Já para economistas heterodoxos, como Belluzzo, a estratégia do ajuste estava, desde o início, fadada ao fracasso em função de seus efeitos recessivos - e foram os cortes de gastos e, principalmente, o aperto da política monetária (alta dos juros) que aprofundaram a recessão.

3. Fogo amigo - e inimigo

Como responsável por promover o ajuste fiscal, Levy chegou ao Ministério da Fazenda apoiado pelo mercado financeiro.

Além disso, por muito tempo ele foi poupado de críticas mais contundentes pela oposição - que havia defendido um corte dos gastos públicos durante a campanha presidencial de 2014.

E embora a decisão de fazer o ajuste tenha sido vista com suspeitas por parte do PT e movimentos sociais ligados ao partido, os ataques da esquerda ao ministro no início foram relativamente tímidos.

Conforme a recessão se aprofundou - e derrubou a popularidade da presidente Dilma Rousseff para apenas um dígito -, a oposição passou a votar contra medidas do ajuste como uma forma de minar o governo, e se intensificou a artilharia do PT contra o ministro.

O presidente do PT, Rui Falcão, chegou a defender que Levy não deveria permanecer no governo “se não quisesse mudar a política econômica”. Dilma saiu em defesa do ministro, reiterando seu apoio à permanência dele no cargo.

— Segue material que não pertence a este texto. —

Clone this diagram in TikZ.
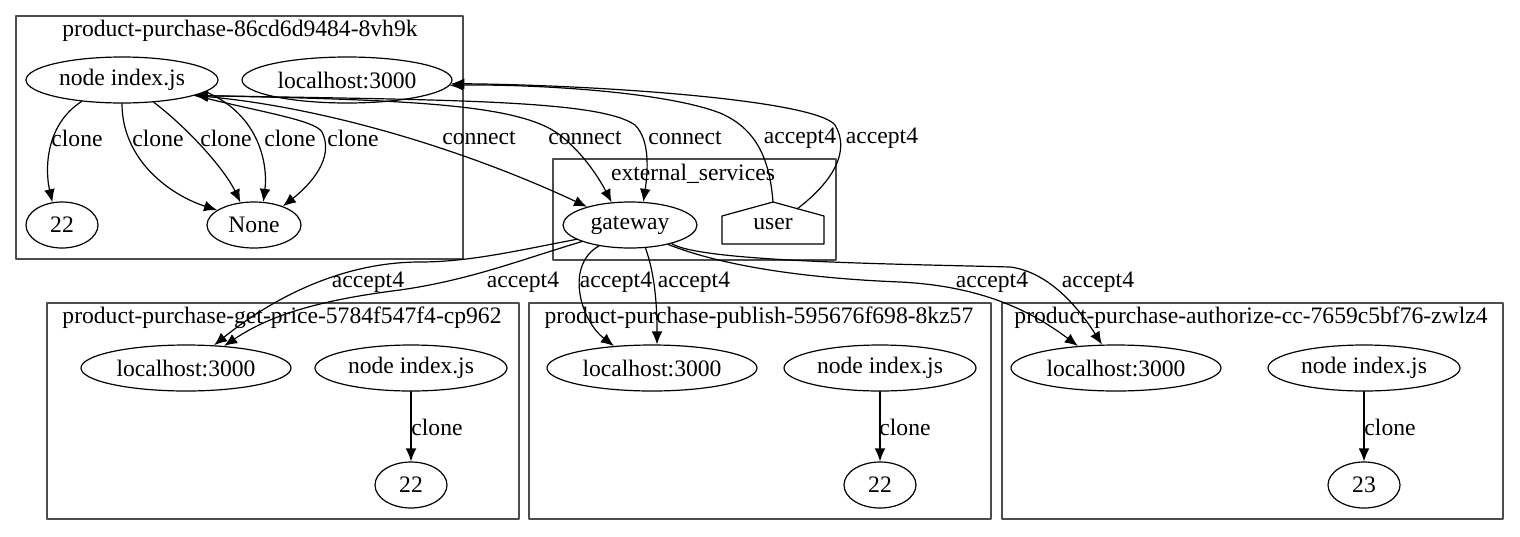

Mas pouco a pouco sua posição foi se desgastando.

"O enfraquecimento político da presidente expôs o ajuste a críticas de sua própria base aliada", diz Rafael Cortez, da Tendências.

Mais recentemente, até o mercado financeiro começou a jogar contra o ministro. Em novembro, rumores de que Levy seria substituído pelo ex-presidente do Banco Central Henrique Meirelles fizeram a bolsa subir e o dólar cair.